Major meat processor and exporter Alliance Group is fronting a research project on lamb tail docking, as overseas buyers call for evidence that animal welfare is not at risk.
Trials will be carried out to examine the effects of docking on lamb growth, carcass weight and meat yields, and the effect different tail lengths have on lamb productivity, economic returns and animal welfare.
Alliance is funding the $55,000 to $60,000 three-year trial with the Ministry of Primary Industries, British supermarket Sainsbury's and Beef + Lamb New Zealand.
Alliance livestock general manager Murray Behrent said the research would shed more light on the consequences of docking lamb tails at different lengths or leaving them intact. He said the final results in 2014 should provide farmers with information to make informed decisions on the best docking practice for their farms within minimum lengths.
The lack of available research was leaving them vulnerable to criticism by international markets, he said.
"The first part is there is the animal welfare issue and the expectation from overseas consumers [for] the way they are handled and treated. Part of this is to meet our animal welfare rules as well."
He said the expectation that tails should be longer needed further research.

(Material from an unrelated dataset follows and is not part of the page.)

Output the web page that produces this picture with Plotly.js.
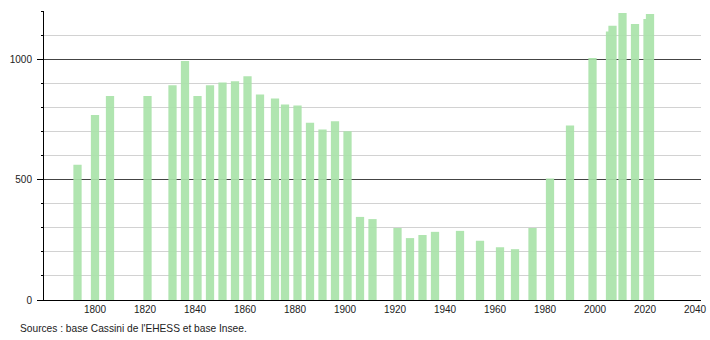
<!DOCTYPE html>
<html>
<head>
<meta charset="utf-8">
<script src="https://cdn.plot.ly/plotly-3.0.1.min.js"></script>
<style>html,body{margin:0;padding:0;background:#fff;}#chart{width:710px;height:340px;}</style>
</head>
<body>
<div id="chart"></div>
<script>
const years = [1793, 1800, 1806, 1821, 1831, 1836, 1841, 1846, 1851, 1856, 1861, 1866, 1872, 1876, 1881, 1886, 1891, 1896, 1901, 1906, 1911, 1921, 1926, 1931, 1936, 1946, 1954, 1962, 1968, 1975, 1982, 1990, 1999, 2006, 2007, 2011, 2016, 2021, 2022];
const population = [562, 768, 847, 847, 892, 992, 847, 892, 903, 908, 929, 853, 837, 812, 808, 736, 708, 742, 701, 345, 336, 299, 257, 270, 283, 287, 246, 219, 211, 299, 504, 725, 1005, 1115, 1139, 1192, 1146, 1167, 1188];
const xTicks = [1800, 1820, 1840, 1860, 1880, 1900, 1920, 1940, 1960, 1980, 2000, 2020, 2040];
const yMajorTicks = [0, 500, 1000];
const sourceText = "Sources : base Cassini de l'EHESS et base Insee.";

const trace = {
  type: 'bar',
  x: years,
  y: population,
  width: 3.3,
  marker: {color: 'rgb(170,227,170)', line: {width: 0}},
  opacity: 0.92,
  hoverinfo: 'x+y'
};

const layout = {
  width: 710,
  height: 340,
  margin: {l: 44, r: 9, t: 11, b: 40},
  paper_bgcolor: '#fff',
  plot_bgcolor: '#fff',
  showlegend: false,
  font: {family: '"Liberation Sans", Arial, sans-serif', size: 10, color: '#222'},
  xaxis: {
    range: [1779.6, 2042.4],
    tickvals: xTicks,
    ticks: '',
    showgrid: false,
    zeroline: false,
    showline: true,
    linecolor: '#000',
    linewidth: 1,
    tickfont: {size: 10, color: '#222'}
  },
  yaxis: {
    range: [0, 1200],
    tickvals: yMajorTicks,
    ticks: 'outside',
    ticklen: 6,
    tickcolor: '#000',
    tickwidth: 1,
    ticklabelstandoff: 3,
    showgrid: true,
    gridcolor: '#444',
    gridwidth: 1,
    zeroline: false,
    showline: true,
    linecolor: '#000',
    linewidth: 1,
    tickfont: {size: 10, color: '#222'},
    minor: {
      dtick: 100,
      ticks: 'outside',
      ticklen: 2,
      tickcolor: '#000',
      showgrid: true,
      gridcolor: '#d2d2d2',
      gridwidth: 1
    }
  },
  annotations: [{
    text: sourceText,
    xref: 'paper', yref: 'paper',
    x: -0.04, y: -0.1,
    xanchor: 'left', yanchor: 'middle',
    showarrow: false,
    font: {size: 10.2, color: '#222'}
  }]
};

Plotly.newPlot('chart', [trace], layout, {displayModeBar: false, staticPlot: true});
</script>
</body>
</html>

"It's all very well having long tails, but in the New Zealand environment there is the the fly strike issue and dags."
Fly strike is a major cost to the sheep industry and painful for animals, with docking a preventive measure. However, there is limited objective research on the benefits, or otherwise, of the common practice.
The first trial will be held at the Riverton property of farmer supplier Euan Templeton to look at different docking practices or no docking on lamb growth, carcass weight and yield. In another trial different tail lengths will be studied in Mid-Canterbury and Southland for lamb productivity, economic returns and lamb welfare.
Lambs will be weighed during docking, weaning and the slaughter process. Their dags will also be scored during weaning and slaughter while fly strike will be recorded before crutching or spray treatment.
Alliance plans on working with shearing gangs and tailing contractors in the trials.
Behrent said it was important Alliance front-footed animal welfare, as buyers had to be comfortable with the meat they were eating.
"UK retailers have always said our lambs are tailed too short. We thought we would be proactive and get some independent results."